▶ Exercise task
Extract each line of the data and write it out again exactly.

----------------

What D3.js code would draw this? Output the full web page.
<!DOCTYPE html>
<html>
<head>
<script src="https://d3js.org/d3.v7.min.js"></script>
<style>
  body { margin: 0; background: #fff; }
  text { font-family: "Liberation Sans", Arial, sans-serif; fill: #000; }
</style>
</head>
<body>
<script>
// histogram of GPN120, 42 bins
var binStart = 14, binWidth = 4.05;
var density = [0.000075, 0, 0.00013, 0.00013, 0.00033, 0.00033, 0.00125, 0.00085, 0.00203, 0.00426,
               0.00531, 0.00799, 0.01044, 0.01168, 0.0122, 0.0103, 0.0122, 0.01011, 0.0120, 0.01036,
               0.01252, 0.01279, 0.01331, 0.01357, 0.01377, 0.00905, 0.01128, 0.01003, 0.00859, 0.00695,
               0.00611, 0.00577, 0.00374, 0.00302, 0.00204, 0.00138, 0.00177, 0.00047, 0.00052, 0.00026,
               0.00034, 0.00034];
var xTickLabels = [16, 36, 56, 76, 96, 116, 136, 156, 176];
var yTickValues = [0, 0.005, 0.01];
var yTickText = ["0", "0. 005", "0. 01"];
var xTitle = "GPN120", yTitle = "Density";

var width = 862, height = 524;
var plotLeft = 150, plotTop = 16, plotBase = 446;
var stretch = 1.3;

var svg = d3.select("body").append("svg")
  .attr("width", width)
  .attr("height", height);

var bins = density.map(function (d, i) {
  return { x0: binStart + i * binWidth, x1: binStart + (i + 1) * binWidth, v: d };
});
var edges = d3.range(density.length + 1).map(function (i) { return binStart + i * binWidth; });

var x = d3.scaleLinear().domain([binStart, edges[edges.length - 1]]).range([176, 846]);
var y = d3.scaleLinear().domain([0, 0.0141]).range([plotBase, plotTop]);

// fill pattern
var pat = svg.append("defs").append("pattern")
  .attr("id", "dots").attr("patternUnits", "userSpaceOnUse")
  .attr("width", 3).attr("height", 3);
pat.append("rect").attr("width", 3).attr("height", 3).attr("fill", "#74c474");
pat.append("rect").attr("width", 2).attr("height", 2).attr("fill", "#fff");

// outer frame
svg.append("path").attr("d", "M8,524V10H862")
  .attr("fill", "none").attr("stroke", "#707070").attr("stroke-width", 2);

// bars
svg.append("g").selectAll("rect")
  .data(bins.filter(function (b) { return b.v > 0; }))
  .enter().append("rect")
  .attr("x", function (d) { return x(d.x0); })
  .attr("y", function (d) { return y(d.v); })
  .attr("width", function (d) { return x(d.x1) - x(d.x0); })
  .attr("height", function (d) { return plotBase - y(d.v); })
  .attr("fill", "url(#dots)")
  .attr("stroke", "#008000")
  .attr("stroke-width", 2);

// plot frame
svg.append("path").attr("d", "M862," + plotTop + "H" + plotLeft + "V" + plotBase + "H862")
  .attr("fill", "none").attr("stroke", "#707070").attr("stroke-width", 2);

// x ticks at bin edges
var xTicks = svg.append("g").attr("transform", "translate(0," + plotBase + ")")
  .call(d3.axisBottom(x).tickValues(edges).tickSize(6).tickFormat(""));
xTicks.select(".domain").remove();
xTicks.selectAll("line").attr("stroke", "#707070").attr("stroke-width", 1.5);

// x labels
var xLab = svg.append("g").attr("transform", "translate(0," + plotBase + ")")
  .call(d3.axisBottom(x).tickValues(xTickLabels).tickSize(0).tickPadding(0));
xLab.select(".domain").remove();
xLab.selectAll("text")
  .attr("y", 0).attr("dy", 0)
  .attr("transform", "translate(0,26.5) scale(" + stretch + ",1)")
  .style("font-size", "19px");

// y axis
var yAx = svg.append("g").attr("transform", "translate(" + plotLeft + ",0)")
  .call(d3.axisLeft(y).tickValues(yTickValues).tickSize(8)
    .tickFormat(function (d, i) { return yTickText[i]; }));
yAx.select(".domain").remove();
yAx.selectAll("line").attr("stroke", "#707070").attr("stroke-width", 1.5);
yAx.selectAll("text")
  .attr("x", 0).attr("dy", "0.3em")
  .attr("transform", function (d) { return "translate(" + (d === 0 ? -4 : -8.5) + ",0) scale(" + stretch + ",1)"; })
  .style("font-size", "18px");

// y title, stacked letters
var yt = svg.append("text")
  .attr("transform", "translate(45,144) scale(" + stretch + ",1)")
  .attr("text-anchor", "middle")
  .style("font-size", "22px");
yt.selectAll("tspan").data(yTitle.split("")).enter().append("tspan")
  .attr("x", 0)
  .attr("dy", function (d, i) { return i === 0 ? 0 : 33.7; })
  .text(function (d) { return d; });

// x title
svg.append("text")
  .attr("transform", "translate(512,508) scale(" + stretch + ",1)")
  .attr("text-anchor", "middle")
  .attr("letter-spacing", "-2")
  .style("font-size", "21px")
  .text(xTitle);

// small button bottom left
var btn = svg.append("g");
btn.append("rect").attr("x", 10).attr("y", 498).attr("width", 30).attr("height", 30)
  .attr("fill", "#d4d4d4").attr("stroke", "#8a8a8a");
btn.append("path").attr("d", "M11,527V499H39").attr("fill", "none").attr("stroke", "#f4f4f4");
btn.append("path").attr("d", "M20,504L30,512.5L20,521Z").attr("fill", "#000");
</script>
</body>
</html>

----------------

▶ Response to the task
What D3.js code would draw this? Output the full web page.
<!DOCTYPE html>
<html>
<head>
<script src="https://d3js.org/d3.v7.min.js"></script>
<style>
  body { margin: 0; background: #fff; }
  text { font-family: "Liberation Sans", Arial, sans-serif; fill: #000; }
</style>
</head>
<body>
<script>
// histogram of GPN120, 42 bins
var binStart = 14, binWidth = 4.05;
var density = [0.000075, 0, 0.00013, 0.00013, 0.00033, 0.00033, 0.00125, 0.00085, 0.00203, 0.00426,
               0.00531, 0.00799, 0.01044, 0.01168, 0.0122, 0.0103, 0.0122, 0.01011, 0.0120, 0.01036,
               0.01252, 0.01279, 0.01331, 0.01357, 0.01377, 0.00905, 0.01128, 0.01003, 0.00859, 0.00695,
               0.00611, 0.00577, 0.00374, 0.00302, 0.00204, 0.00138, 0.00177, 0.00047, 0.00052, 0.00026,
               0.00034, 0.00034];
var xTickLabels = [16, 36, 56, 76, 96, 116, 136, 156, 176];
var yTickValues = [0, 0.005, 0.01];
var yTickText = ["0", "0. 005", "0. 01"];
var xTitle = "GPN120", yTitle = "Density";

var width = 862, height = 524;
var plotLeft = 150, plotTop = 16, plotBase = 446;
var stretch = 1.3;

var svg = d3.select("body").append("svg")
  .attr("width", width)
  .attr("height", height);

var bins = density.map(function (d, i) {
  return { x0: binStart + i * binWidth, x1: binStart + (i + 1) * binWidth, v: d };
});
var edges = d3.range(density.length + 1).map(function (i) { return binStart + i * binWidth; });

var x = d3.scaleLinear().domain([binStart, edges[edges.length - 1]]).range([176, 846]);
var y = d3.scaleLinear().domain([0, 0.0141]).range([plotBase, plotTop]);

// fill pattern
var pat = svg.append("defs").append("pattern")
  .attr("id", "dots").attr("patternUnits", "userSpaceOnUse")
  .attr("width", 3).attr("height", 3);
pat.append("rect").attr("width", 3).attr("height", 3).attr("fill", "#74c474");
pat.append("rect").attr("width", 2).attr("height", 2).attr("fill", "#fff");

// outer frame
svg.append("path").attr("d", "M8,524V10H862")
  .attr("fill", "none").attr("stroke", "#707070").attr("stroke-width", 2);

// bars
svg.append("g").selectAll("rect")
  .data(bins.filter(function (b) { return b.v > 0; }))
  .enter().append("rect")
  .attr("x", function (d) { return x(d.x0); })
  .attr("y", function (d) { return y(d.v); })
  .attr("width", function (d) { return x(d.x1) - x(d.x0); })
  .attr("height", function (d) { return plotBase - y(d.v); })
  .attr("fill", "url(#dots)")
  .attr("stroke", "#008000")
  .attr("stroke-width", 2);

// plot frame
svg.append("path").attr("d", "M862," + plotTop + "H" + plotLeft + "V" + plotBase + "H862")
  .attr("fill", "none").attr("stroke", "#707070").attr("stroke-width", 2);

// x ticks at bin edges
var xTicks = svg.append("g").attr("transform", "translate(0," + plotBase + ")")
  .call(d3.axisBottom(x).tickValues(edges).tickSize(6).tickFormat(""));
xTicks.select(".domain").remove();
xTicks.selectAll("line").attr("stroke", "#707070").attr("stroke-width", 1.5);

// x labels
var xLab = svg.append("g").attr("transform", "translate(0," + plotBase + ")")
  .call(d3.axisBottom(x).tickValues(xTickLabels).tickSize(0).tickPadding(0));
xLab.select(".domain").remove();
xLab.selectAll("text")
  .attr("y", 0).attr("dy", 0)
  .attr("transform", "translate(0,26.5) scale(" + stretch + ",1)")
  .style("font-size", "19px");

// y axis
var yAx = svg.append("g").attr("transform", "translate(" + plotLeft + ",0)")
  .call(d3.axisLeft(y).tickValues(yTickValues).tickSize(8)
    .tickFormat(function (d, i) { return yTickText[i]; }));
yAx.select(".domain").remove();
yAx.selectAll("line").attr("stroke", "#707070").attr("stroke-width", 1.5);
yAx.selectAll("text")
  .attr("x", 0).attr("dy", "0.3em")
  .attr("transform", function (d) { return "translate(" + (d === 0 ? -4 : -8.5) + ",0) scale(" + stretch + ",1)"; })
  .style("font-size", "18px");

// y title, stacked letters
var yt = svg.append("text")
  .attr("transform", "translate(45,144) scale(" + stretch + ",1)")
  .attr("text-anchor", "middle")
  .style("font-size", "22px");
yt.selectAll("tspan").data(yTitle.split("")).enter().append("tspan")
  .attr("x", 0)
  .attr("dy", function (d, i) { return i === 0 ? 0 : 33.7; })
  .text(function (d) { return d; });

// x title
svg.append("text")
  .attr("transform", "translate(512,508) scale(" + stretch + ",1)")
  .attr("text-anchor", "middle")
  .attr("letter-spacing", "-2")
  .style("font-size", "21px")
  .text(xTitle);

// small button bottom left
var btn = svg.append("g");
btn.append("rect").attr("x", 10).attr("y", 498).attr("width", 30).attr("height", 30)
  .attr("fill", "#d4d4d4").attr("stroke", "#8a8a8a");
btn.append("path").attr("d", "M11,527V499H39").attr("fill", "none").attr("stroke", "#f4f4f4");
btn.append("path").attr("d", "M20,504L30,512.5L20,521Z").attr("fill", "#000");
</script>
</body>
</html>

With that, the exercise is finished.